-- begin Given material --

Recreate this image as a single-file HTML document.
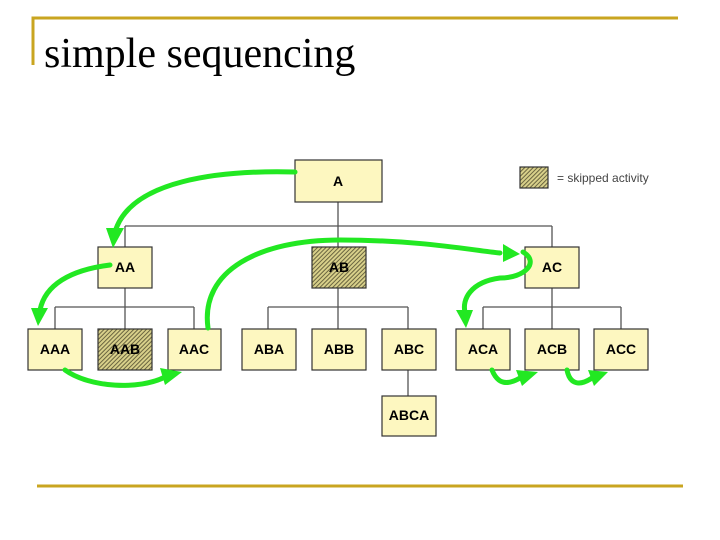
<!DOCTYPE html><html><head><style>body{margin:0;background:#fff}svg{display:block}</style></head><body>
<svg width="720" height="540" xmlns="http://www.w3.org/2000/svg">
<defs><pattern id="h" width="3" height="3" patternUnits="userSpaceOnUse" patternTransform="rotate(45)"><rect width="3" height="3" fill="#d8d08a"/><rect width="1" height="3" fill="#6a6540"/></pattern></defs>
<g stroke="#c9a520" stroke-width="3" fill="none"><path d="M33 65V18H678"/><path d="M37 486H683"/></g>
<text x="44" y="67" font-family="Liberation Serif,serif" font-size="42" fill="#000">simple sequencing</text>
<g stroke="#555" stroke-width="1.3" fill="none">
<path d="M338 202V247M125 226H552M125 226V247M552 226V247"/>
<path d="M125 288V329M55 307H194M55 307V329M194 307V329"/>
<path d="M338 288V329M268 307H408M268 307V329M408 307V396"/>
<path d="M552 288V329M483 307H621M483 307V329M621 307V329"/>
</g>
<g stroke="#333" stroke-width="1.2">
<rect x="295" y="160" width="87" height="42" fill="#fdf7c0"/>
<rect x="98" y="247" width="54" height="41" fill="#fdf7c0"/>
<rect x="312" y="247" width="54" height="41" fill="url(#h)"/>
<rect x="525" y="247" width="54" height="41" fill="#fdf7c0"/>
<rect x="28" y="329" width="54" height="41" fill="#fdf7c0"/>
<rect x="98" y="329" width="54" height="41" fill="url(#h)"/>
<rect x="168" y="329" width="53" height="41" fill="#fdf7c0"/>
<rect x="242" y="329" width="54" height="41" fill="#fdf7c0"/>
<rect x="312" y="329" width="54" height="41" fill="#fdf7c0"/>
<rect x="382" y="329" width="54" height="41" fill="#fdf7c0"/>
<rect x="456" y="329" width="54" height="41" fill="#fdf7c0"/>
<rect x="525" y="329" width="54" height="41" fill="#fdf7c0"/>
<rect x="594" y="329" width="54" height="41" fill="#fdf7c0"/>
<rect x="382" y="396" width="54" height="40" fill="#fdf7c0"/>
<rect x="520" y="167" width="28" height="21" fill="url(#h)"/>
</g>
<g font-family="Liberation Sans,sans-serif" font-weight="bold" font-size="14" text-anchor="middle">
<text x="338" y="186">A</text><text x="125" y="272">AA</text><text x="339" y="272">AB</text><text x="552" y="272">AC</text>
<text x="55" y="354">AAA</text><text x="125" y="354">AAB</text><text x="194" y="354">AAC</text><text x="269" y="354">ABA</text><text x="339" y="354">ABB</text><text x="409" y="354">ABC</text><text x="483" y="354">ACA</text><text x="552" y="354">ACB</text><text x="621" y="354">ACC</text><text x="409" y="420">ABCA</text>
</g>
<text x="557" y="182" font-family="Liberation Sans,sans-serif" font-size="12" fill="#444">= skipped activity</text>
<g stroke="#22e822" stroke-width="5" fill="none" stroke-linecap="round">
<path d="M295 172C220 170 130 180 115 232"/>
<path d="M110 265C70 270 45 285 40 310"/>
<path d="M208 328C200 270 260 240 340 240C420 240 470 250 500 253"/>
<path d="M523 252C540 262 525 278 500 278C470 282 462 300 465 312"/>
<path d="M65 370C90 388 140 390 165 377"/>
<path d="M492 370C498 385 508 385 520 378"/>
<path d="M567 370C570 385 580 386 592 378"/>
</g>
<g fill="#22e822">
<polygon points="106,228 124,228 113,248"/>
<polygon points="31,308 48,308 38,326"/>
<polygon points="503,244 503,262 520,254"/>
<polygon points="456,310 473,310 466,328"/>
<polygon points="160,368 182,372 165,385"/>
<polygon points="516,370 538,372 522,386"/>
<polygon points="588,370 608,372 594,386"/>
</g>
</svg></body></html>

-- end Given material --

The exercise>
Reproduce the whole listing above word for word, but not its pictures.

Result below>
Recreate this image as a single-file HTML document.
<!DOCTYPE html><html><head><style>body{margin:0;background:#fff}svg{display:block}</style></head><body>
<svg width="720" height="540" xmlns="http://www.w3.org/2000/svg">
<defs><pattern id="h" width="3" height="3" patternUnits="userSpaceOnUse" patternTransform="rotate(45)"><rect width="3" height="3" fill="#d8d08a"/><rect width="1" height="3" fill="#6a6540"/></pattern></defs>
<g stroke="#c9a520" stroke-width="3" fill="none"><path d="M33 65V18H678"/><path d="M37 486H683"/></g>
<text x="44" y="67" font-family="Liberation Serif,serif" font-size="42" fill="#000">simple sequencing</text>
<g stroke="#555" stroke-width="1.3" fill="none">
<path d="M338 202V247M125 226H552M125 226V247M552 226V247"/>
<path d="M125 288V329M55 307H194M55 307V329M194 307V329"/>
<path d="M338 288V329M268 307H408M268 307V329M408 307V396"/>
<path d="M552 288V329M483 307H621M483 307V329M621 307V329"/>
</g>
<g stroke="#333" stroke-width="1.2">
<rect x="295" y="160" width="87" height="42" fill="#fdf7c0"/>
<rect x="98" y="247" width="54" height="41" fill="#fdf7c0"/>
<rect x="312" y="247" width="54" height="41" fill="url(#h)"/>
<rect x="525" y="247" width="54" height="41" fill="#fdf7c0"/>
<rect x="28" y="329" width="54" height="41" fill="#fdf7c0"/>
<rect x="98" y="329" width="54" height="41" fill="url(#h)"/>
<rect x="168" y="329" width="53" height="41" fill="#fdf7c0"/>
<rect x="242" y="329" width="54" height="41" fill="#fdf7c0"/>
<rect x="312" y="329" width="54" height="41" fill="#fdf7c0"/>
<rect x="382" y="329" width="54" height="41" fill="#fdf7c0"/>
<rect x="456" y="329" width="54" height="41" fill="#fdf7c0"/>
<rect x="525" y="329" width="54" height="41" fill="#fdf7c0"/>
<rect x="594" y="329" width="54" height="41" fill="#fdf7c0"/>
<rect x="382" y="396" width="54" height="40" fill="#fdf7c0"/>
<rect x="520" y="167" width="28" height="21" fill="url(#h)"/>
</g>
<g font-family="Liberation Sans,sans-serif" font-weight="bold" font-size="14" text-anchor="middle">
<text x="338" y="186">A</text><text x="125" y="272">AA</text><text x="339" y="272">AB</text><text x="552" y="272">AC</text>
<text x="55" y="354">AAA</text><text x="125" y="354">AAB</text><text x="194" y="354">AAC</text><text x="269" y="354">ABA</text><text x="339" y="354">ABB</text><text x="409" y="354">ABC</text><text x="483" y="354">ACA</text><text x="552" y="354">ACB</text><text x="621" y="354">ACC</text><text x="409" y="420">ABCA</text>
</g>
<text x="557" y="182" font-family="Liberation Sans,sans-serif" font-size="12" fill="#444">= skipped activity</text>
<g stroke="#22e822" stroke-width="5" fill="none" stroke-linecap="round">
<path d="M295 172C220 170 130 180 115 232"/>
<path d="M110 265C70 270 45 285 40 310"/>
<path d="M208 328C200 270 260 240 340 240C420 240 470 250 500 253"/>
<path d="M523 252C540 262 525 278 500 278C470 282 462 300 465 312"/>
<path d="M65 370C90 388 140 390 165 377"/>
<path d="M492 370C498 385 508 385 520 378"/>
<path d="M567 370C570 385 580 386 592 378"/>
</g>
<g fill="#22e822">
<polygon points="106,228 124,228 113,248"/>
<polygon points="31,308 48,308 38,326"/>
<polygon points="503,244 503,262 520,254"/>
<polygon points="456,310 473,310 466,328"/>
<polygon points="160,368 182,372 165,385"/>
<polygon points="516,370 538,372 522,386"/>
<polygon points="588,370 608,372 594,386"/>
</g>
</svg></body></html>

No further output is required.